In a study conducted by William Newell and James Davis in 1988, researchers found that students who study interdisciplinarity are more likely to develop: affective cognitive skills; reading, writing, speaking, and thinking skills; higher curiosity for learning; more creativity and originality in thought processes; and an ability to integrate traditional ideas with current ideas. The benefits of finding creative and integrative ways to combine disciplines far outweigh the disadvantages of interdisciplinarity.

Works Cited:

“A Platform for a Shared Discourse of Interdisciplinary Education | Klein | JSSE – Journal of Social Science Education.” A Platform for a Shared Discourse of Interdisciplinary Education | Klein | JSSE – Journal of Social Science Education. N.p., n.d. Web. 18 Oct. 2016.

 Appleby, Michelle. “What Are the Benefits of Interdisciplinary Study?” OpenLearn. The Open University, 09 Apr. 2015. Web. http://www.open.edu/openlearn/education/what-are-the-benefits-interdisciplinary-study

Gruenwald, O. (2014). THE PROMISE OF INTERDISCIPLINARY STUDIES: RE-   IMAGINING THE UNIVERSITY. Journal Of Interdisciplinary Studies, 26(1/2),  1-28.

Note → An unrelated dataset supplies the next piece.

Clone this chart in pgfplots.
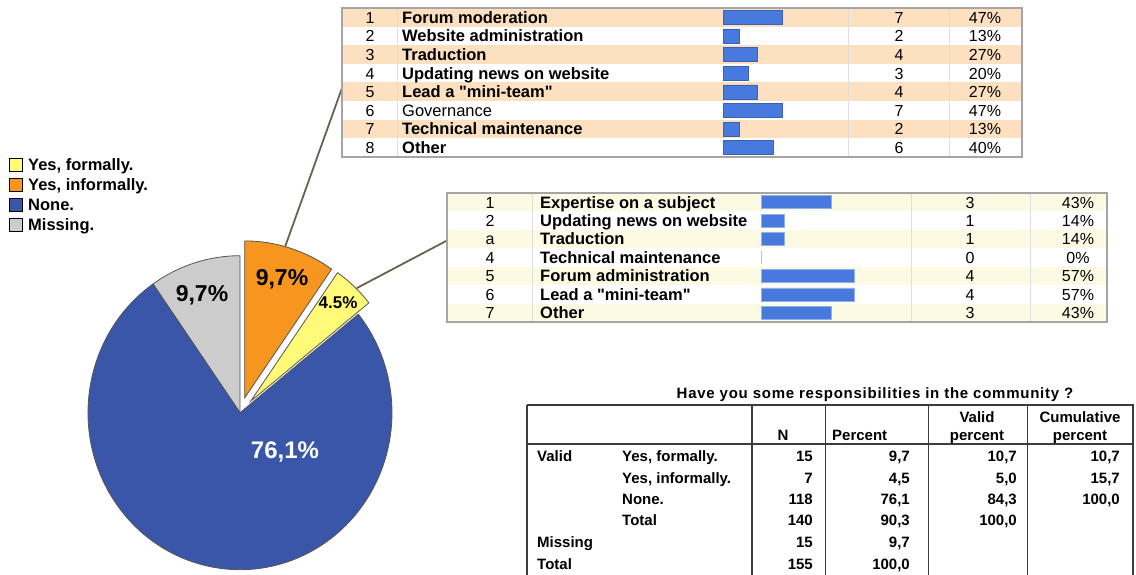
\documentclass[border=0pt]{standalone}
\usepackage{pgfplots}
\pgfplotsset{compat=1.18}
\usepackage{pgfplotstable}
\usepackage{fontspec}
\setmainfont{Liberation Sans}[Ligatures=TeXOff]
\newfontfamily\titlefont{Liberation Sans}[Ligatures=TeXOff, LetterSpace=5]

\definecolor{cYel}{RGB}{255,250,120}
\definecolor{cOra}{RGB}{247,150,30}
\definecolor{cBlu}{RGB}{58,86,168}
\definecolor{cGry}{RGB}{204,204,204}
\definecolor{pieedge}{RGB}{85,85,85}
\definecolor{barblue}{RGB}{72,122,222}
\definecolor{peach}{RGB}{252,224,192}
\definecolor{cream}{RGB}{253,250,228}
\definecolor{leader}{RGB}{100,100,78}
\definecolor{tborder}{RGB}{165,165,165}
\definecolor{tsep}{RGB}{222,222,222}
\definecolor{sline}{RGB}{60,60,60}

\pgfplotstableread{
slice pct
Missing 9.7
None 76.1
Formally 4.5
Informally 9.7
}\piedata

\pgfplotstableread[col sep=semicolon]{
row;label;n;pct;bf
1;Forum moderation;7;47;1
2;Website administration;2;13;1
3;Traduction;4;27;1
4;Updating news on website;3;20;1
5;Lead a "mini-team";4;27;1
6;Governance;7;47;0
7;Technical maintenance;2;13;1
8;Other;6;40;1
}\tabA

\pgfplotstableread[col sep=semicolon]{
row;num;label;n;pct
1;1;Expertise on a subject;3;43
2;2;Updating news on website;1;14
3;a;Traduction;1;14
4;4;Technical maintenance;0;0
5;5;Forum administration;4;57
6;6;Lead a "mini-team";4;57
7;7;Other;3;43
}\tabB

\tikzset{
  cell/.style={inner sep=0pt, text height=11.8pt, text depth=0pt, font=\fontsize{16}{18}\selectfont},
  scell/.style={inner sep=0pt, text height=10.7pt, text depth=0pt, font=\fontsize{15}{17}\selectfont\bfseries},
}

\begin{document}
\begin{tikzpicture}

% ---------- pie angles from data ----------
\pgfplotstablegetelem{0}{pct}\of\piedata \pgfmathsetmacro\aB{90+3.6*\pgfplotsretval}
\pgfplotstablegetelem{1}{pct}\of\piedata \pgfmathsetmacro\aC{\aB+3.6*\pgfplotsretval}
\pgfplotstablegetelem{2}{pct}\of\piedata \pgfmathsetmacro\aD{\aC+3.6*\pgfplotsretval}
\pgfplotstablegetelem{3}{pct}\of\piedata \pgfmathsetmacro\aE{\aD+3.6*\pgfplotsretval}
\pgfmathsetmacro\mD{(\aC+\aD)/2}
\pgfmathsetmacro\mE{(\aD+\aE)/2}

\begin{axis}[at={(88pt,5.3pt)}, anchor=south west, scale only axis,
  width=304pt, height=314pt, xmin=-1, xmax=1, ymin=-1, ymax=1,
  hide axis, clip=false]
  \filldraw[fill=cGry, draw=pieedge, line width=0.8pt]
    (axis cs:0,0) -- ++(90:152pt and 157pt)
    arc[start angle=90, end angle=\aB, x radius=152pt, y radius=157pt] -- cycle;
  \filldraw[fill=cBlu, draw=pieedge, line width=0.8pt]
    (axis cs:0,0) -- ++(\aB:152pt and 157pt)
    arc[start angle=\aB, end angle=\aC, x radius=152pt, y radius=157pt] -- cycle;
  \filldraw[fill=cYel, draw=pieedge, line width=0.8pt]
    ([shift={(\mD:15.5pt)}]axis cs:0,0) -- ++(\aC:152pt and 157pt)
    arc[start angle=\aC, end angle=\aD, x radius=152pt, y radius=157pt] -- cycle;
  \filldraw[fill=cOra, draw=pieedge, line width=0.8pt]
    ([shift={(\mE:15.5pt)}]axis cs:0,0) -- ++(\aD:152pt and 157pt)
    arc[start angle=\aD, end angle=\aE, x radius=152pt, y radius=157pt] -- cycle;
\end{axis}

\begin{scope}[x=1pt,y=1pt]
% pie labels
\node[font=\fontsize{23}{25}\selectfont\bfseries] at (202,575-295) {9,7\%};
\node[font=\fontsize{23}{25}\selectfont\bfseries] at (282,575-279) {9,7\%};
\node[font=\fontsize{17}{19}\selectfont\bfseries] at (338,575-303) {4.5\%};
\node[font=\fontsize{24}{26}\selectfont\bfseries, text=white] at (285,575-452) {76,1\%};

% legend
\foreach \c/\t [count=\k from 0] in {cYel/{Yes, formally.},cOra/{Yes, informally.},cBlu/{None.},cGry/{Missing.}} {
  \filldraw[fill=\c, draw=black, line width=0.9pt] (9,575-158.5-20*\k) rectangle ++(13,-13);
  \node[anchor=west, inner sep=0pt, text height=11.8pt, text depth=0pt,
        font=\fontsize{16.5}{18}\selectfont\bfseries] at (28,575-165-20*\k) {\t};
}

% leader lines
\draw[leader, line width=1.8pt] (285,575-247) -- (342,575-88);
\draw[leader, line width=1.8pt] (357,575-288) -- (448,575-240);

% ---------- table 1 ----------
\fill[white] (342,567) rectangle (1022,418);
\foreach \i in {0,2,4,6} \fill[peach] (342,{567-18.625*\i}) rectangle (1022,{567-18.625*(\i+1)});
\foreach \x in {397,848,949} \draw[tsep, line width=1pt] (\x,567) -- (\x,418);
\draw[tborder, line width=1.5pt] (342,567) rectangle (1022,418);
\foreach \i in {0,...,7}{
  \pgfmathsetmacro\yy{567-18.625*(\i+0.5)}
  \pgfplotstablegetelem{\i}{row}\of\tabA \let\rr\pgfplotsretval
  \pgfplotstablegetelem{\i}{label}\of\tabA \let\lab\pgfplotsretval
  \pgfplotstablegetelem{\i}{n}\of\tabA \let\nn\pgfplotsretval
  \pgfplotstablegetelem{\i}{pct}\of\tabA \let\pp\pgfplotsretval
  \pgfplotstablegetelem{\i}{bf}\of\tabA \let\bb\pgfplotsretval
  \node[cell] at (370,\yy) {\rr};
  \node[cell, anchor=west, font=\fontsize{16.5}{18}\selectfont] at (402,\yy) {\ifnum\bb=1 \bfseries\fi\lab};
  \node[cell] at (899,\yy) {\nn};
  \node[cell] at (985,\yy) {\pp\%};
}

% ---------- table 2 ----------
\fill[white] (447,382) rectangle (1107,253);
\foreach \i in {0,2,4,6} \fill[cream] (447,{382-18.43*\i}) rectangle (1107,{382-18.43*(\i+1)});
\foreach \x in {532.7,911,1030} \draw[tsep, line width=1pt] (\x,382) -- (\x,253);
\draw[tborder, line width=1.5pt] (447,382) rectangle (1107,253);
\foreach \i in {0,...,6}{
  \pgfmathsetmacro\yy{382-18.43*(\i+0.5)}
  \pgfplotstablegetelem{\i}{num}\of\tabB \let\rr\pgfplotsretval
  \pgfplotstablegetelem{\i}{label}\of\tabB \let\lab\pgfplotsretval
  \pgfplotstablegetelem{\i}{n}\of\tabB \let\nn\pgfplotsretval
  \pgfplotstablegetelem{\i}{pct}\of\tabB \let\pp\pgfplotsretval
  \node[cell] at (490,\yy) {\rr};
  \node[cell, anchor=west, font=\fontsize{16.5}{18}\selectfont\bfseries] at (540,\yy) {\lab};
  \node[cell] at (970,\yy) {\nn};
  \node[cell] at (1078,\yy) {\pp\%};
}

% ---------- statistics table ----------
\node[inner sep=0pt, text height=10.7pt, text depth=0pt, font=\titlefont\fontsize{15}{17}\selectfont\bfseries] at (875,575-393) {Have you some responsibilities in the community ?};
\draw[sline, line width=1.5pt] (527,170) -- (1133,170) -- (1133,-5) (527,-5) -- (527,170);
\draw[sline, line width=1.5pt] (752,170) -- (752,-5);
\draw[sline, line width=1.5pt] (527,131) -- (1133,131);
\foreach \x in {825,928,1027} \draw[sline, line width=1pt] (\x,170) -- (\x,-5);
\node[scell] at (783,575-435) {N};
\node[scell, anchor=west] at (832,575-435) {Percent};
\node[scell] at (977,575-417) {Valid};
\node[scell] at (977,575-435) {percent};
\node[scell] at (1080,575-417) {Cumulative};
\node[scell] at (1080,575-435) {percent};
\node[scell, anchor=west] at (537,575-456) {Valid};
\node[scell, anchor=west] at (622,575-456) {Yes, formally.};
\node[scell, anchor=west] at (622,575-478) {Yes, informally.};
\node[scell, anchor=west] at (622,575-499) {None.};
\node[scell, anchor=west] at (622,575-520) {Total};
\node[scell, anchor=west] at (537,575-542) {Missing};
\node[scell, anchor=west] at (537,575-564) {Total};
\foreach \y/\n/\p/\v/\c in {456/15/{9,7}/{10,7}/{10,7}, 478/7/{4,5}/{5,0}/{15,7}, 499/118/{76,1}/{84,3}/{100,0}, 520/140/{90,3}/{100,0}/{}, 542/15/{9,7}/{}/{}, 564/155/{100,0}/{}/{}} {
  \node[scell, anchor=east] at (813,575-\y) {\n};
  \node[scell, anchor=east] at (910,575-\y) {\p};
  \node[scell, anchor=east] at (1017,575-\y) {\v};
  \node[scell, anchor=east] at (1120,575-\y) {\c};
}
\end{scope}

% ---------- bar axes (tables) ----------
\begin{axis}[at={(723pt,418pt)}, anchor=south west, scale only axis,
  width=125pt, height=149pt, xmin=0, xmax=100, ymin=0.5, ymax=8.5,
  y dir=reverse, hide axis, clip=false, xbar, bar width=14pt]
  \addplot[fill=barblue, draw=barblue!80!black, line width=0.4pt] table[x=pct, y=row] {\tabA};
\end{axis}
\begin{axis}[at={(761pt,253pt)}, anchor=south west, scale only axis,
  width=150pt, height=129pt, xmin=0, xmax=91.5, ymin=0.5, ymax=7.5,
  y dir=reverse, hide axis, clip=false, xbar, bar width=13pt]
  \addplot[fill=barblue, draw=barblue!60, line width=0.6pt] table[x=pct, y=row] {\tabB};
\end{axis}

\pgfresetboundingbox
\path (0,0) rectangle (1136pt,575pt);
\end{tikzpicture}
\end{document}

Jones, Casey. “Interdisciplinary Approach – Advantages, Disadvantages, and the Future Benefits of Interdisciplinary Studies.” ESSAI: Vol. 7, Article 26. Web. http://dc.cod.edu/essai/vol7/iss1/26

Payne, S. L. Interdisciplinary studies and management faculty involvement. Journal Of Education For Buisness, 73(4), 211. 1998.

Ryan, Liz. “12 Qualities Employers Look for When They’re Hiring.” Forbes. Forbes Magazine, Mar. 2016. Web. 16 Oct. 2016. http://www.forbes.com/sites/lizryan/2016/03/02/12-qualities-employers-look-for-when-theyre-hiring/2/#599c7d101ced

Zakaria, Fareed. In Defense of a Liberal Education. W.W. Norton and Company, 2016. Print.